*WHAT IS EXPECTED*
The listing below must be repeated word for word, with its images excluded.
= = = = =
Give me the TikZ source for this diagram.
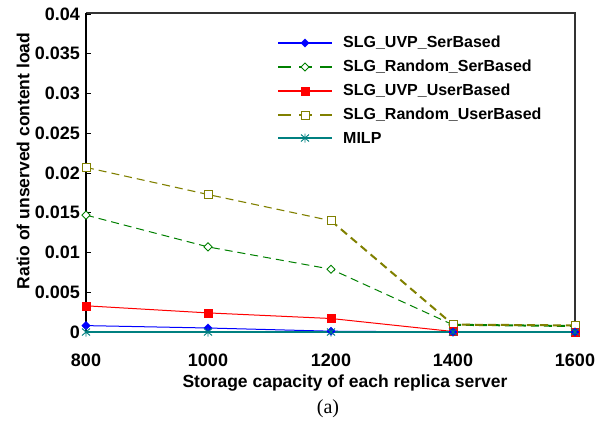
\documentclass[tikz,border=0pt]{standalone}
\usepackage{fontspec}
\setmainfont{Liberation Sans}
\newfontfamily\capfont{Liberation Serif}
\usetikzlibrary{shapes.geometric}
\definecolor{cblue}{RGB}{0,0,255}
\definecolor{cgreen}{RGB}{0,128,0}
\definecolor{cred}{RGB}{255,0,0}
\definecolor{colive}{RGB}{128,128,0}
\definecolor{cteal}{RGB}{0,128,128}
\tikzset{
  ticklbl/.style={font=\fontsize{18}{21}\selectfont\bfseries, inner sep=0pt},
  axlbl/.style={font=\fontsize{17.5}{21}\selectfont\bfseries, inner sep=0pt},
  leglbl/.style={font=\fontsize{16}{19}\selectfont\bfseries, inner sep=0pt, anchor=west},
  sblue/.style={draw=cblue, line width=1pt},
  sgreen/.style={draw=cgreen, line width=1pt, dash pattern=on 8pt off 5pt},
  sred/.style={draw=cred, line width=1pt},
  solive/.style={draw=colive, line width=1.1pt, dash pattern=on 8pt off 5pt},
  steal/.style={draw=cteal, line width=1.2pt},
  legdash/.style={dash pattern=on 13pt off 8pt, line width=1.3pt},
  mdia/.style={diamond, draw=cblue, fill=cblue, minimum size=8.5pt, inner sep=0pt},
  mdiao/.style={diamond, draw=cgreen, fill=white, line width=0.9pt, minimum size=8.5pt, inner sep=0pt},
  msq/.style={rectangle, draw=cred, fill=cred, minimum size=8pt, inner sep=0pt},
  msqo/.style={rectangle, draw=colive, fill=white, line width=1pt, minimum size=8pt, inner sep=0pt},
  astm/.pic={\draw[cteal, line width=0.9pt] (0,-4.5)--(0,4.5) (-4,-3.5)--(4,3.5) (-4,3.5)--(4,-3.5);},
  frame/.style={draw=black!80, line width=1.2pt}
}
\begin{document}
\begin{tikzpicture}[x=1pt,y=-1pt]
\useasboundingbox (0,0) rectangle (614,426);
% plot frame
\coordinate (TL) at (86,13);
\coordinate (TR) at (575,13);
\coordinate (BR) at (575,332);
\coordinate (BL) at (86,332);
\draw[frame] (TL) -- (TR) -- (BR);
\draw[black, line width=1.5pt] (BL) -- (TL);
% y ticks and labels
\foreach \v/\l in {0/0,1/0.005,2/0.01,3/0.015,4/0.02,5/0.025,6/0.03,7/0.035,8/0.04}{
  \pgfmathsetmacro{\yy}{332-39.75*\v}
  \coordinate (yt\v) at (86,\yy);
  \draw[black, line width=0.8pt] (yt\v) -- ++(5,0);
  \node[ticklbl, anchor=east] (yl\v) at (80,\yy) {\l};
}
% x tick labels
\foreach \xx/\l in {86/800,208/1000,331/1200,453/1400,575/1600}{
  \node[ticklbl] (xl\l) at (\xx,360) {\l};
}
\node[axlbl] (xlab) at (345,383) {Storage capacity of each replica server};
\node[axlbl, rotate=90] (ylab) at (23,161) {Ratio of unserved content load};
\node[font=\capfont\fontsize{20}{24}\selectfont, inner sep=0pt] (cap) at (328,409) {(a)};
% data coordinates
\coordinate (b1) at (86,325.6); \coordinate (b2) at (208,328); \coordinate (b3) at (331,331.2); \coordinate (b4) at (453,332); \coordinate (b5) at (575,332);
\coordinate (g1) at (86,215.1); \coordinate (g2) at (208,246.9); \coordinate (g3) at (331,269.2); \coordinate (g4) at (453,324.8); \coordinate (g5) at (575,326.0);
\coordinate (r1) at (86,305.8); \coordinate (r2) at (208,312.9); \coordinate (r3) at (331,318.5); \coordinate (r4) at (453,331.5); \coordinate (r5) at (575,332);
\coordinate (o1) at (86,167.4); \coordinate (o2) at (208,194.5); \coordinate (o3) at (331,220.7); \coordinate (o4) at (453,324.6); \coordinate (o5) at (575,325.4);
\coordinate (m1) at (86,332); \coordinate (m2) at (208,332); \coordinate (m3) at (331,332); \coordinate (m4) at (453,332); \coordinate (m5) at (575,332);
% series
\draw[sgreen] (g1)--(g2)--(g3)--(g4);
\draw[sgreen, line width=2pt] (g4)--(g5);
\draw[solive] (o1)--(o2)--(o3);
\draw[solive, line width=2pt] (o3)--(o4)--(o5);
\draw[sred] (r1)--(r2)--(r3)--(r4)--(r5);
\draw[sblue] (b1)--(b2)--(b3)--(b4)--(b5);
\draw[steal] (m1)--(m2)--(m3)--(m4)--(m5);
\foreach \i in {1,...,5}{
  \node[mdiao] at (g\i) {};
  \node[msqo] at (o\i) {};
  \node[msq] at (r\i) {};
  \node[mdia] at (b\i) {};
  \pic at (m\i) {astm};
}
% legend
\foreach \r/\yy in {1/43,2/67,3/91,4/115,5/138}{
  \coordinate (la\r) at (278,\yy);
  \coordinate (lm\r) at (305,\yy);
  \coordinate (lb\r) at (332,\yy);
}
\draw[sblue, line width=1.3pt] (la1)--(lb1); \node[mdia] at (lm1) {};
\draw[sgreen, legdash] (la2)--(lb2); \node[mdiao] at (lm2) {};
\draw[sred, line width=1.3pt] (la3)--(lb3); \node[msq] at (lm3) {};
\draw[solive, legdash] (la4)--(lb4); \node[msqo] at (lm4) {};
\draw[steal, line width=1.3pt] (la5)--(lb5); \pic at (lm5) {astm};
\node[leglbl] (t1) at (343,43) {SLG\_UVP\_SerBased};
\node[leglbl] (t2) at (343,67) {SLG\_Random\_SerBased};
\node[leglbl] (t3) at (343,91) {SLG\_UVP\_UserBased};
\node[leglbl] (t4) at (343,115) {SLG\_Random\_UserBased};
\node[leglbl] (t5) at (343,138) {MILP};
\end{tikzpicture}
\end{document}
= = = = =
*THE ANSWER*
Give me the TikZ source for this diagram.
\documentclass[tikz,border=0pt]{standalone}
\usepackage{fontspec}
\setmainfont{Liberation Sans}
\newfontfamily\capfont{Liberation Serif}
\usetikzlibrary{shapes.geometric}
\definecolor{cblue}{RGB}{0,0,255}
\definecolor{cgreen}{RGB}{0,128,0}
\definecolor{cred}{RGB}{255,0,0}
\definecolor{colive}{RGB}{128,128,0}
\definecolor{cteal}{RGB}{0,128,128}
\tikzset{
  ticklbl/.style={font=\fontsize{18}{21}\selectfont\bfseries, inner sep=0pt},
  axlbl/.style={font=\fontsize{17.5}{21}\selectfont\bfseries, inner sep=0pt},
  leglbl/.style={font=\fontsize{16}{19}\selectfont\bfseries, inner sep=0pt, anchor=west},
  sblue/.style={draw=cblue, line width=1pt},
  sgreen/.style={draw=cgreen, line width=1pt, dash pattern=on 8pt off 5pt},
  sred/.style={draw=cred, line width=1pt},
  solive/.style={draw=colive, line width=1.1pt, dash pattern=on 8pt off 5pt},
  steal/.style={draw=cteal, line width=1.2pt},
  legdash/.style={dash pattern=on 13pt off 8pt, line width=1.3pt},
  mdia/.style={diamond, draw=cblue, fill=cblue, minimum size=8.5pt, inner sep=0pt},
  mdiao/.style={diamond, draw=cgreen, fill=white, line width=0.9pt, minimum size=8.5pt, inner sep=0pt},
  msq/.style={rectangle, draw=cred, fill=cred, minimum size=8pt, inner sep=0pt},
  msqo/.style={rectangle, draw=colive, fill=white, line width=1pt, minimum size=8pt, inner sep=0pt},
  astm/.pic={\draw[cteal, line width=0.9pt] (0,-4.5)--(0,4.5) (-4,-3.5)--(4,3.5) (-4,3.5)--(4,-3.5);},
  frame/.style={draw=black!80, line width=1.2pt}
}
\begin{document}
\begin{tikzpicture}[x=1pt,y=-1pt]
\useasboundingbox (0,0) rectangle (614,426);
% plot frame
\coordinate (TL) at (86,13);
\coordinate (TR) at (575,13);
\coordinate (BR) at (575,332);
\coordinate (BL) at (86,332);
\draw[frame] (TL) -- (TR) -- (BR);
\draw[black, line width=1.5pt] (BL) -- (TL);
% y ticks and labels
\foreach \v/\l in {0/0,1/0.005,2/0.01,3/0.015,4/0.02,5/0.025,6/0.03,7/0.035,8/0.04}{
  \pgfmathsetmacro{\yy}{332-39.75*\v}
  \coordinate (yt\v) at (86,\yy);
  \draw[black, line width=0.8pt] (yt\v) -- ++(5,0);
  \node[ticklbl, anchor=east] (yl\v) at (80,\yy) {\l};
}
% x tick labels
\foreach \xx/\l in {86/800,208/1000,331/1200,453/1400,575/1600}{
  \node[ticklbl] (xl\l) at (\xx,360) {\l};
}
\node[axlbl] (xlab) at (345,383) {Storage capacity of each replica server};
\node[axlbl, rotate=90] (ylab) at (23,161) {Ratio of unserved content load};
\node[font=\capfont\fontsize{20}{24}\selectfont, inner sep=0pt] (cap) at (328,409) {(a)};
% data coordinates
\coordinate (b1) at (86,325.6); \coordinate (b2) at (208,328); \coordinate (b3) at (331,331.2); \coordinate (b4) at (453,332); \coordinate (b5) at (575,332);
\coordinate (g1) at (86,215.1); \coordinate (g2) at (208,246.9); \coordinate (g3) at (331,269.2); \coordinate (g4) at (453,324.8); \coordinate (g5) at (575,326.0);
\coordinate (r1) at (86,305.8); \coordinate (r2) at (208,312.9); \coordinate (r3) at (331,318.5); \coordinate (r4) at (453,331.5); \coordinate (r5) at (575,332);
\coordinate (o1) at (86,167.4); \coordinate (o2) at (208,194.5); \coordinate (o3) at (331,220.7); \coordinate (o4) at (453,324.6); \coordinate (o5) at (575,325.4);
\coordinate (m1) at (86,332); \coordinate (m2) at (208,332); \coordinate (m3) at (331,332); \coordinate (m4) at (453,332); \coordinate (m5) at (575,332);
% series
\draw[sgreen] (g1)--(g2)--(g3)--(g4);
\draw[sgreen, line width=2pt] (g4)--(g5);
\draw[solive] (o1)--(o2)--(o3);
\draw[solive, line width=2pt] (o3)--(o4)--(o5);
\draw[sred] (r1)--(r2)--(r3)--(r4)--(r5);
\draw[sblue] (b1)--(b2)--(b3)--(b4)--(b5);
\draw[steal] (m1)--(m2)--(m3)--(m4)--(m5);
\foreach \i in {1,...,5}{
  \node[mdiao] at (g\i) {};
  \node[msqo] at (o\i) {};
  \node[msq] at (r\i) {};
  \node[mdia] at (b\i) {};
  \pic at (m\i) {astm};
}
% legend
\foreach \r/\yy in {1/43,2/67,3/91,4/115,5/138}{
  \coordinate (la\r) at (278,\yy);
  \coordinate (lm\r) at (305,\yy);
  \coordinate (lb\r) at (332,\yy);
}
\draw[sblue, line width=1.3pt] (la1)--(lb1); \node[mdia] at (lm1) {};
\draw[sgreen, legdash] (la2)--(lb2); \node[mdiao] at (lm2) {};
\draw[sred, line width=1.3pt] (la3)--(lb3); \node[msq] at (lm3) {};
\draw[solive, legdash] (la4)--(lb4); \node[msqo] at (lm4) {};
\draw[steal, line width=1.3pt] (la5)--(lb5); \pic at (lm5) {astm};
\node[leglbl] (t1) at (343,43) {SLG\_UVP\_SerBased};
\node[leglbl] (t2) at (343,67) {SLG\_Random\_SerBased};
\node[leglbl] (t3) at (343,91) {SLG\_UVP\_UserBased};
\node[leglbl] (t4) at (343,115) {SLG\_Random\_UserBased};
\node[leglbl] (t5) at (343,138) {MILP};
\end{tikzpicture}
\end{document}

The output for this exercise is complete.